**EXERCISE PROMPT:** Any picture among the records should be left out, please; retype the rest exactly.

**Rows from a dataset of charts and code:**
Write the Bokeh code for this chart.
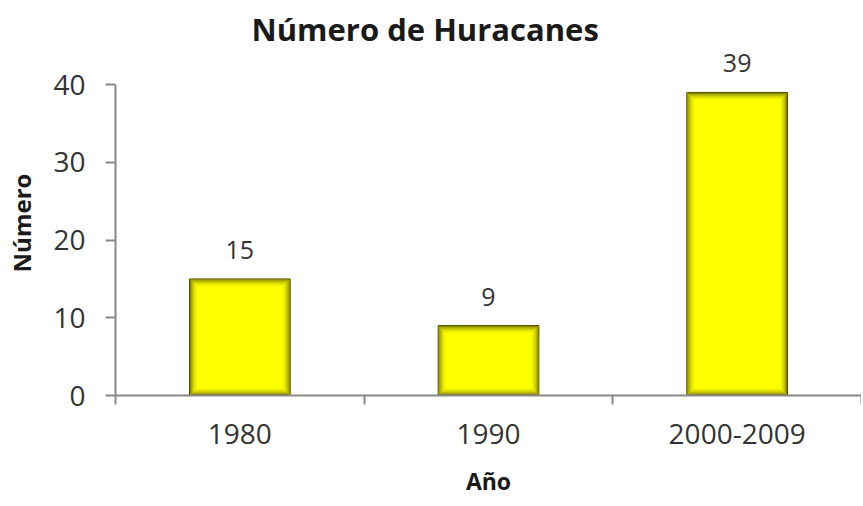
from bokeh.plotting import figure
from bokeh.models import ColumnDataSource, FixedTicker, LabelSet, Range1d, Title
from bokeh.core.properties import value
from bokeh.embed import file_html
from bokeh.resources import INLINE

categories = ["1980", "1990", "2000-2009"]
values = [15, 9, 39]
y_ticks = [0, 10, 20, 30, 40]

FONT = "Open Sans"
AXIS_COLOR = "#888888"
TEXT_COLOR = "#333333"

xpos = [i + 0.5 for i in range(len(categories))]
src = ColumnDataSource(dict(x=xpos, top=values, label=[str(v) for v in values]))

p = figure(width=861, height=504, output_backend="svg", toolbar_location=None,
           x_range=Range1d(0, len(categories)), y_range=Range1d(0, 44.4),
           min_border_left=115, min_border_right=0, min_border_top=50, min_border_bottom=109)
p.outline_line_color = None
p.grid.grid_line_color = None
p.background_fill_color = "white"
p.border_fill_color = "white"

# bars with inner shading
BAR_W = 0.405
p.vbar(x="x", top="top", bottom=0, width=BAR_W, source=src,
       fill_color="#ffff00", line_color="#4d4d00", line_width=1)
px_x = 1.0 / 248.7
px_y = 10.0 / 77.75
shades = [0.75, 0.55, 0.40, 0.28, 0.18, 0.10, 0.05]
for k, a in enumerate(shades, start=1):
    w = BAR_W - 2 * k * px_x
    p.vbar(x=xpos, top=[v - k * px_y for v in values], bottom=k * px_y, width=w,
           fill_color=None, line_color="#5c5c00", line_alpha=a, line_width=1)

labels = LabelSet(x="x", y="top", text="label", source=src, y_offset=20,
                  text_align="center", text_baseline="alphabetic",
                  text_font=value(FONT), text_font_size="25px", text_color=TEXT_COLOR)
p.add_layout(labels)

# x axis
xa = p.xaxis[0]
xa.ticker = FixedTicker(ticks=xpos, minor_ticks=list(range(len(categories) + 1)))
xa.major_label_overrides = {x: c for x, c in zip(xpos, categories)}
xa.major_tick_line_color = None
xa.minor_tick_in = 0
xa.minor_tick_out = 9
xa.minor_tick_line_color = AXIS_COLOR
xa.minor_tick_line_width = 2
xa.axis_line_color = AXIS_COLOR
xa.axis_line_width = 2
xa.major_label_text_font = FONT
xa.major_label_text_font_size = "28px"
xa.major_label_text_color = TEXT_COLOR
xa.major_label_standoff = 19
xa.axis_label = "Año"
xa.axis_label_text_font = FONT
xa.axis_label_text_font_style = "bold"
xa.axis_label_text_font_size = "23px"
xa.axis_label_text_color = "#1a1a1a"
xa.axis_label_standoff = 18

# y axis
ya = p.yaxis[0]
ya.bounds = (0, 40)
ya.ticker = FixedTicker(ticks=y_ticks, minor_ticks=[])
ya.major_tick_in = 0
ya.major_tick_out = 10
ya.major_tick_line_color = AXIS_COLOR
ya.major_tick_line_width = 2
ya.axis_line_color = AXIS_COLOR
ya.axis_line_width = 2
ya.major_label_text_font = FONT
ya.major_label_text_font_size = "28px"
ya.major_label_text_color = TEXT_COLOR
ya.major_label_standoff = 20
ya.axis_label = "Número"
ya.axis_label_text_font = FONT
ya.axis_label_text_font_style = "bold"
ya.axis_label_text_font_size = "24px"
ya.axis_label_text_color = "#1a1a1a"
ya.axis_label_standoff = 12

p.title = Title(text="Número de Huracanes", align="left", offset=136, standoff=2,
                text_font=FONT, text_font_style="bold", text_font_size="31px",
                text_color="#1a1a1a")

open("out.html", "w").write(file_html(p, INLINE))
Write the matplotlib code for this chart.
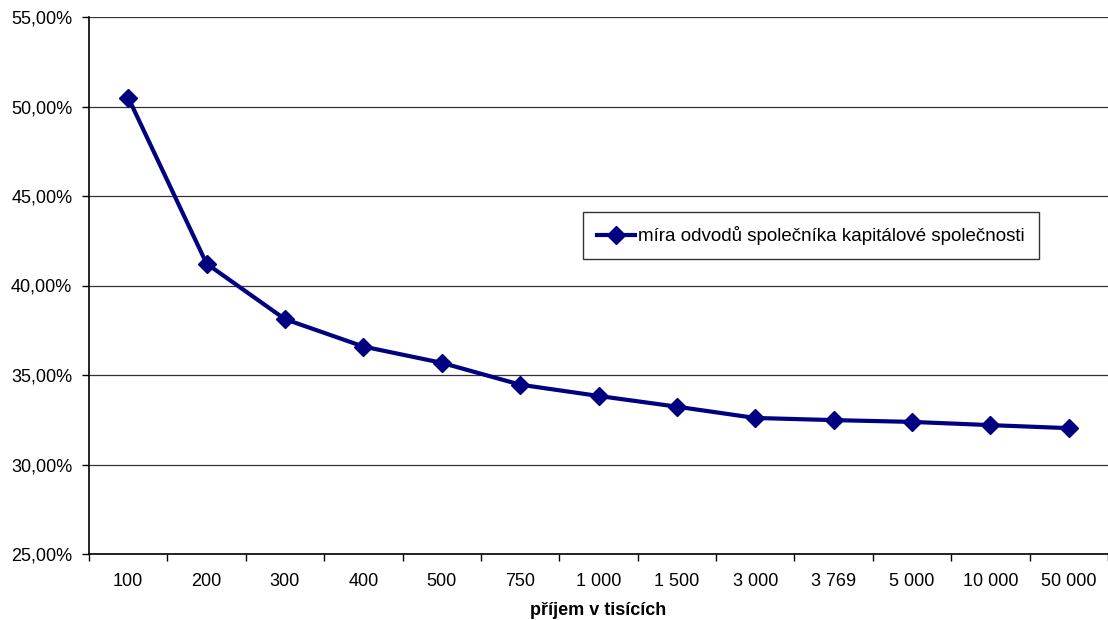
import numpy as np
import matplotlib.pyplot as plt
from matplotlib.ticker import FixedLocator, FuncFormatter

plt.rcParams['font.family'] = ['Liberation Sans', 'DejaVu Sans']

categories = ["100", "200", "300", "400", "500", "750", "1 000", "1 500",
              "3 000", "3 769", "5 000", "10 000", "50 000"]
rate = [50.50, 41.22, 38.12, 36.59, 35.68, 34.46, 33.83, 33.23,
        32.60, 32.48, 32.38, 32.20, 32.03]

fig = plt.figure(figsize=(11.08, 6.2), dpi=100)
ax = fig.add_axes([89 / 1108, 66 / 620, 1019 / 1108, 537 / 620])

x = np.arange(len(categories))
ax.plot(x, rate, color="#000080", lw=3, marker="D", markersize=9,
        label="míra odvodů společníka kapitálové společnosti", zorder=3)

ax.set_xlim(-0.5, len(categories) - 0.5)
ax.set_ylim(25, 55)
ax.set_yticks(np.arange(25, 56, 5))
ax.yaxis.set_major_formatter(FuncFormatter(lambda v, pos: f"{v:.2f}%".replace(".", ",")))
ax.set_xticks(x)
ax.set_xticklabels(categories)
ax.xaxis.set_minor_locator(FixedLocator(np.arange(-0.5, len(categories), 1)))
ax.tick_params(axis="x", which="major", length=0, labelsize=13, pad=14)
ax.tick_params(axis="x", which="minor", length=5, width=1, direction="out")
ax.tick_params(axis="y", length=5, width=1, direction="out", labelsize=13, pad=7)

ax.grid(axis="y", color="#333333", lw=0.9)
for side in ("top", "right"):
    ax.spines[side].set_visible(False)
for side in ("left", "bottom"):
    ax.spines[side].set_linewidth(1.2)

ax.set_xlabel("příjem v tisících", fontsize=13, weight="bold", labelpad=8)

leg = ax.legend(loc="upper left", bbox_to_anchor=(494 / 1019, (554 - 212) / 537),
                fontsize=13.5, frameon=True, fancybox=False, handlelength=2.0,
                borderpad=0.75, handletextpad=0.2, borderaxespad=0)
leg.get_frame().set_edgecolor("black")
leg.get_frame().set_linewidth(1.0)

fig.savefig("out.png", dpi=100)
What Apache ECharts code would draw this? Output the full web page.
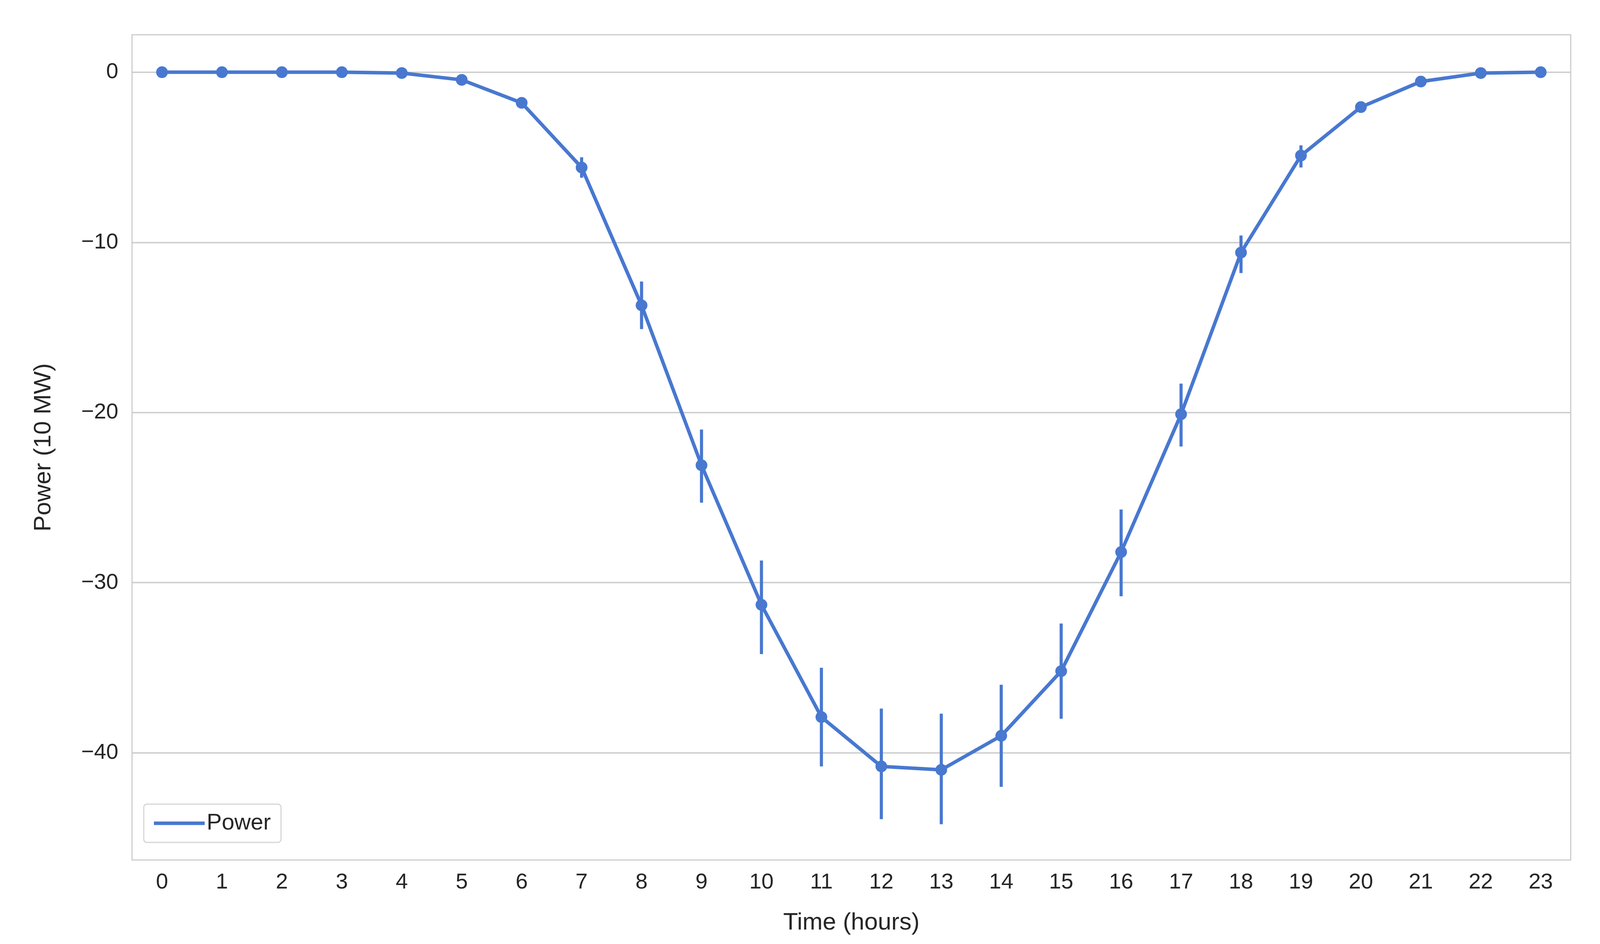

**SOLVED EXERCISE:**
Write the Bokeh code for this chart.
from bokeh.plotting import figure
from bokeh.models import ColumnDataSource, FixedTicker, LabelSet, Range1d, Title
from bokeh.core.properties import value
from bokeh.embed import file_html
from bokeh.resources import INLINE

categories = ["1980", "1990", "2000-2009"]
values = [15, 9, 39]
y_ticks = [0, 10, 20, 30, 40]

FONT = "Open Sans"
AXIS_COLOR = "#888888"
TEXT_COLOR = "#333333"

xpos = [i + 0.5 for i in range(len(categories))]
src = ColumnDataSource(dict(x=xpos, top=values, label=[str(v) for v in values]))

p = figure(width=861, height=504, output_backend="svg", toolbar_location=None,
           x_range=Range1d(0, len(categories)), y_range=Range1d(0, 44.4),
           min_border_left=115, min_border_right=0, min_border_top=50, min_border_bottom=109)
p.outline_line_color = None
p.grid.grid_line_color = None
p.background_fill_color = "white"
p.border_fill_color = "white"

# bars with inner shading
BAR_W = 0.405
p.vbar(x="x", top="top", bottom=0, width=BAR_W, source=src,
       fill_color="#ffff00", line_color="#4d4d00", line_width=1)
px_x = 1.0 / 248.7
px_y = 10.0 / 77.75
shades = [0.75, 0.55, 0.40, 0.28, 0.18, 0.10, 0.05]
for k, a in enumerate(shades, start=1):
    w = BAR_W - 2 * k * px_x
    p.vbar(x=xpos, top=[v - k * px_y for v in values], bottom=k * px_y, width=w,
           fill_color=None, line_color="#5c5c00", line_alpha=a, line_width=1)

labels = LabelSet(x="x", y="top", text="label", source=src, y_offset=20,
                  text_align="center", text_baseline="alphabetic",
                  text_font=value(FONT), text_font_size="25px", text_color=TEXT_COLOR)
p.add_layout(labels)

# x axis
xa = p.xaxis[0]
xa.ticker = FixedTicker(ticks=xpos, minor_ticks=list(range(len(categories) + 1)))
xa.major_label_overrides = {x: c for x, c in zip(xpos, categories)}
xa.major_tick_line_color = None
xa.minor_tick_in = 0
xa.minor_tick_out = 9
xa.minor_tick_line_color = AXIS_COLOR
xa.minor_tick_line_width = 2
xa.axis_line_color = AXIS_COLOR
xa.axis_line_width = 2
xa.major_label_text_font = FONT
xa.major_label_text_font_size = "28px"
xa.major_label_text_color = TEXT_COLOR
xa.major_label_standoff = 19
xa.axis_label = "Año"
xa.axis_label_text_font = FONT
xa.axis_label_text_font_style = "bold"
xa.axis_label_text_font_size = "23px"
xa.axis_label_text_color = "#1a1a1a"
xa.axis_label_standoff = 18

# y axis
ya = p.yaxis[0]
ya.bounds = (0, 40)
ya.ticker = FixedTicker(ticks=y_ticks, minor_ticks=[])
ya.major_tick_in = 0
ya.major_tick_out = 10
ya.major_tick_line_color = AXIS_COLOR
ya.major_tick_line_width = 2
ya.axis_line_color = AXIS_COLOR
ya.axis_line_width = 2
ya.major_label_text_font = FONT
ya.major_label_text_font_size = "28px"
ya.major_label_text_color = TEXT_COLOR
ya.major_label_standoff = 20
ya.axis_label = "Número"
ya.axis_label_text_font = FONT
ya.axis_label_text_font_style = "bold"
ya.axis_label_text_font_size = "24px"
ya.axis_label_text_color = "#1a1a1a"
ya.axis_label_standoff = 12

p.title = Title(text="Número de Huracanes", align="left", offset=136, standoff=2,
                text_font=FONT, text_font_style="bold", text_font_size="31px",
                text_color="#1a1a1a")

open("out.html", "w").write(file_html(p, INLINE))
Write the matplotlib code for this chart.
import numpy as np
import matplotlib.pyplot as plt
from matplotlib.ticker import FixedLocator, FuncFormatter

plt.rcParams['font.family'] = ['Liberation Sans', 'DejaVu Sans']

categories = ["100", "200", "300", "400", "500", "750", "1 000", "1 500",
              "3 000", "3 769", "5 000", "10 000", "50 000"]
rate = [50.50, 41.22, 38.12, 36.59, 35.68, 34.46, 33.83, 33.23,
        32.60, 32.48, 32.38, 32.20, 32.03]

fig = plt.figure(figsize=(11.08, 6.2), dpi=100)
ax = fig.add_axes([89 / 1108, 66 / 620, 1019 / 1108, 537 / 620])

x = np.arange(len(categories))
ax.plot(x, rate, color="#000080", lw=3, marker="D", markersize=9,
        label="míra odvodů společníka kapitálové společnosti", zorder=3)

ax.set_xlim(-0.5, len(categories) - 0.5)
ax.set_ylim(25, 55)
ax.set_yticks(np.arange(25, 56, 5))
ax.yaxis.set_major_formatter(FuncFormatter(lambda v, pos: f"{v:.2f}%".replace(".", ",")))
ax.set_xticks(x)
ax.set_xticklabels(categories)
ax.xaxis.set_minor_locator(FixedLocator(np.arange(-0.5, len(categories), 1)))
ax.tick_params(axis="x", which="major", length=0, labelsize=13, pad=14)
ax.tick_params(axis="x", which="minor", length=5, width=1, direction="out")
ax.tick_params(axis="y", length=5, width=1, direction="out", labelsize=13, pad=7)

ax.grid(axis="y", color="#333333", lw=0.9)
for side in ("top", "right"):
    ax.spines[side].set_visible(False)
for side in ("left", "bottom"):
    ax.spines[side].set_linewidth(1.2)

ax.set_xlabel("příjem v tisících", fontsize=13, weight="bold", labelpad=8)

leg = ax.legend(loc="upper left", bbox_to_anchor=(494 / 1019, (554 - 212) / 537),
                fontsize=13.5, frameon=True, fancybox=False, handlelength=2.0,
                borderpad=0.75, handletextpad=0.2, borderaxespad=0)
leg.get_frame().set_edgecolor("black")
leg.get_frame().set_linewidth(1.0)

fig.savefig("out.png", dpi=100)
What Apache ECharts code would draw this? Output the full web page.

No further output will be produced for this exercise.